What are executives looking for in supply chain professionals? That was the topic of the panel I participated in at the Drucker Supply Chain Forum with executives from the Walt Disney Company, Source Intelligence, Intelligent Audit and CSCMP. So, what is the consensus?

1. Broad knowledge– Supply chains are global and more complex in today’s world. Thus, a broad and diverse set of skills is required to be successful in the field. If you have the opportunity to try a new area you wouldn’t have requested, give it a shot. You might just enjoy it. Worst case, you’ll have built skills that will come in handy as you move forward in the supply chain profession.

2. Technology– There is no doubt about it. Supply chain and technology skills must go hand-in-hand. If you aren’t keeping up with what’s needed to be effective in the current environment while also looking ahead, you’ll be left in the dust. Artificial intelligence is gaining momentum. Cloud computing is the norm. Collaborating across your supply chain is becoming commonplace. Are you on top of these topics?

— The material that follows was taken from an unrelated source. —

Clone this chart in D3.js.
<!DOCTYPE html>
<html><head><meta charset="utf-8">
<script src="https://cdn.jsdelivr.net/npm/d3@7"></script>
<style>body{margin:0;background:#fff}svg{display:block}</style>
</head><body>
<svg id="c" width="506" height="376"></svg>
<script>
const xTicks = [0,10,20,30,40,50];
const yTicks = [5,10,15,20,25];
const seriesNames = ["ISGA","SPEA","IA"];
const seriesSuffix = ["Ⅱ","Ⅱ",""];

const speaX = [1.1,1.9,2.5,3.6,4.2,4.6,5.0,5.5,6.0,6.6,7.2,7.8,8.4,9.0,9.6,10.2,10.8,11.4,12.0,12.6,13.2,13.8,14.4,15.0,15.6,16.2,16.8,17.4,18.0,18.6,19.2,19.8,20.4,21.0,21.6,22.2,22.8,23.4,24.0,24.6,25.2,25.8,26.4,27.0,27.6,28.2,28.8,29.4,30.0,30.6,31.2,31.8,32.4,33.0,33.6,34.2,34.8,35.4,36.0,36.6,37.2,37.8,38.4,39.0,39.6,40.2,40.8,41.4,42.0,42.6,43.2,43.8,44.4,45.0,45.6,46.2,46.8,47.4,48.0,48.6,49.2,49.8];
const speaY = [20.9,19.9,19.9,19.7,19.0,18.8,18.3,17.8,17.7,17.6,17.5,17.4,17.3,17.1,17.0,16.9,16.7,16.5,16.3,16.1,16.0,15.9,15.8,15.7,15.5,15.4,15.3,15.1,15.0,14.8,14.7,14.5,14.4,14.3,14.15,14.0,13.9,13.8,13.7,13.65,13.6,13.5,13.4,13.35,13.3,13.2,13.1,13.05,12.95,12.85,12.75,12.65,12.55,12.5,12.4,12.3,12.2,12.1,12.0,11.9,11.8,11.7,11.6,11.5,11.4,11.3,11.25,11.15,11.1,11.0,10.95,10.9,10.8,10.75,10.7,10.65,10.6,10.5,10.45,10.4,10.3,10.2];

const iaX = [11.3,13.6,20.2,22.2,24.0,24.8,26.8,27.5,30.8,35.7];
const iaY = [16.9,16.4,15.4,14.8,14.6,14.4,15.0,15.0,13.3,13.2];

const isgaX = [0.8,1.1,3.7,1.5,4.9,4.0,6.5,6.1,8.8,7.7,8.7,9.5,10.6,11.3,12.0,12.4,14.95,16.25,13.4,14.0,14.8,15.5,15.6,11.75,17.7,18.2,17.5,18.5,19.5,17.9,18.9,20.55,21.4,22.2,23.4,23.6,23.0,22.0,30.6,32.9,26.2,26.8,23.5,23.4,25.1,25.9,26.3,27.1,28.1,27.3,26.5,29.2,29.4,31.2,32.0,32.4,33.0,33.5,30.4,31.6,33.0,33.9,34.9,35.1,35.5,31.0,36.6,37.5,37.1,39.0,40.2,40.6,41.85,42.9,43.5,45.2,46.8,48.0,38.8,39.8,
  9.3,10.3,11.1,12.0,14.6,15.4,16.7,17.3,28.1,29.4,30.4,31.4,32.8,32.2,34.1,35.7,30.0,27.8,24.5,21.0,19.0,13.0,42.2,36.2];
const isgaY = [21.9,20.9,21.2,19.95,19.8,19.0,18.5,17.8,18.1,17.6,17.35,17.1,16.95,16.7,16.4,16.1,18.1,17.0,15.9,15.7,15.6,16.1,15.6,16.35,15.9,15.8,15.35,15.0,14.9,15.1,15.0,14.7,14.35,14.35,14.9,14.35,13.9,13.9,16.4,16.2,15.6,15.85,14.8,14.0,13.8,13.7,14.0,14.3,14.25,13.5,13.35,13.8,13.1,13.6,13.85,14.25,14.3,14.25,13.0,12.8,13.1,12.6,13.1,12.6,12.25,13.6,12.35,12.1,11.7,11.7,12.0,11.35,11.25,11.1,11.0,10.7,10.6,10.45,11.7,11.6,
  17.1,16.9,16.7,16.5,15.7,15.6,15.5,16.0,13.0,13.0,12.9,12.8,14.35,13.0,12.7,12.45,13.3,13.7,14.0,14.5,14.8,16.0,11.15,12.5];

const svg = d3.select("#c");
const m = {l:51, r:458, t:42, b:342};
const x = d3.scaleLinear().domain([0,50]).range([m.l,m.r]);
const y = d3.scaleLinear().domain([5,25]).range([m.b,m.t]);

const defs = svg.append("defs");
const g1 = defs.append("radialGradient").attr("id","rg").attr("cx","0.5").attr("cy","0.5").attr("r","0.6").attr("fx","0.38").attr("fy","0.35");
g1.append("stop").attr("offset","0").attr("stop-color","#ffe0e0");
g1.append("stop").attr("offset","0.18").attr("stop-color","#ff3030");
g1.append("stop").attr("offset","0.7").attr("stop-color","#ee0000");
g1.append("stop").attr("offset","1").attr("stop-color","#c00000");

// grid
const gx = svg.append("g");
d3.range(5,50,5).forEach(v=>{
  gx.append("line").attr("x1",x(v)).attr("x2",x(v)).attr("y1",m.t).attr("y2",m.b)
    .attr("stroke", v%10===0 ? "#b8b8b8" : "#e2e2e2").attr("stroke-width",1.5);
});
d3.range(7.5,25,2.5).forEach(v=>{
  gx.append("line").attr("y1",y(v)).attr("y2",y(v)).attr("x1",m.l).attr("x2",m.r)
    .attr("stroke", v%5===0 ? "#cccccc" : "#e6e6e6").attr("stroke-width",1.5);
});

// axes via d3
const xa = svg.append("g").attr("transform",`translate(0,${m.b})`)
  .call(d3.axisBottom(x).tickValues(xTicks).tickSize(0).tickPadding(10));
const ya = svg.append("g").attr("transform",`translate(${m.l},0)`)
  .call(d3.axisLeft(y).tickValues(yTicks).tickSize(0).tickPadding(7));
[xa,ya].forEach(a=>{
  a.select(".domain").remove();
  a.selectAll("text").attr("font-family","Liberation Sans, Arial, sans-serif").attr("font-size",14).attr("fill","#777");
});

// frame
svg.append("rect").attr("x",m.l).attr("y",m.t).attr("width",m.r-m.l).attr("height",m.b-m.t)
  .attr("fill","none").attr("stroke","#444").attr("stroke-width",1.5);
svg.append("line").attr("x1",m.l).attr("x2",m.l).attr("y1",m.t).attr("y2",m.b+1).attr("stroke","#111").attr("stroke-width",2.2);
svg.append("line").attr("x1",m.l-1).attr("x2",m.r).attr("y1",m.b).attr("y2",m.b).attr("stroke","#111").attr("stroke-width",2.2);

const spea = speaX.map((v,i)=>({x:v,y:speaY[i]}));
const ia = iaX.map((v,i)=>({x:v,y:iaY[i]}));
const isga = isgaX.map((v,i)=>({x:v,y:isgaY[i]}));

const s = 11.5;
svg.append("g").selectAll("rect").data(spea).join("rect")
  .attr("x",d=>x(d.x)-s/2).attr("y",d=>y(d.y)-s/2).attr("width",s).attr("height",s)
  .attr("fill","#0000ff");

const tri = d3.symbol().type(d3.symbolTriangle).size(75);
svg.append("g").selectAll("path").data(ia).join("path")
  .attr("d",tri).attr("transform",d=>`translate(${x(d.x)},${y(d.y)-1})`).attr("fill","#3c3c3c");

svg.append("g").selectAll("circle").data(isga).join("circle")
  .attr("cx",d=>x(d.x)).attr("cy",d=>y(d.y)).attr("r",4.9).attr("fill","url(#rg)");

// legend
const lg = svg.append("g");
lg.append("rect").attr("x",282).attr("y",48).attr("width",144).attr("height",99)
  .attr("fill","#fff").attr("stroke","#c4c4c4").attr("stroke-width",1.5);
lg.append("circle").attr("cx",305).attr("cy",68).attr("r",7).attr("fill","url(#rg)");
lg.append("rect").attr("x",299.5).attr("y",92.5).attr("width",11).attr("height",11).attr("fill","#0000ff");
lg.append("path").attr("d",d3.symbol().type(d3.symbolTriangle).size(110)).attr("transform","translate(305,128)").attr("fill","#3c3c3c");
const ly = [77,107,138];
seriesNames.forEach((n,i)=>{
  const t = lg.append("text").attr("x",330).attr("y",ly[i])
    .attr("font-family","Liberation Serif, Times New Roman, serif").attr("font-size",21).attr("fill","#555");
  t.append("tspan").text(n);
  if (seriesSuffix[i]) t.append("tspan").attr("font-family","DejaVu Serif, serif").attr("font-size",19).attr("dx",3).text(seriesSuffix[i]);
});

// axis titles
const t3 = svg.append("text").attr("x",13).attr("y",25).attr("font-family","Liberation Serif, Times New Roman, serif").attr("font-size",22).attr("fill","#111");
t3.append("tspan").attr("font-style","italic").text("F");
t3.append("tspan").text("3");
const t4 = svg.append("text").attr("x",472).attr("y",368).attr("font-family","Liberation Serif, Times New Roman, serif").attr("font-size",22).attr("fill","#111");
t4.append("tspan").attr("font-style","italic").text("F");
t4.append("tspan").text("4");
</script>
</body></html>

3. Communication & presentation skills– Unfortunately, no matter how smart your solutions and ideas, none will proceed if you cannot present them effectively. And, that is just one aspect. Consider how to collaborate across your supply chain without these skills. Not feasible.

4. Risk– Your supply chain cannot be effective without thinking about the impact of risk. There are countless types of risk around us – cyber, natural disasters, financial, political etc. Have you at least considered the most impactful and likely risks?

5. Sustainability – This topic continues to gain steam and popularity. Are you thinking about how to turn sustainability into a win-win-win?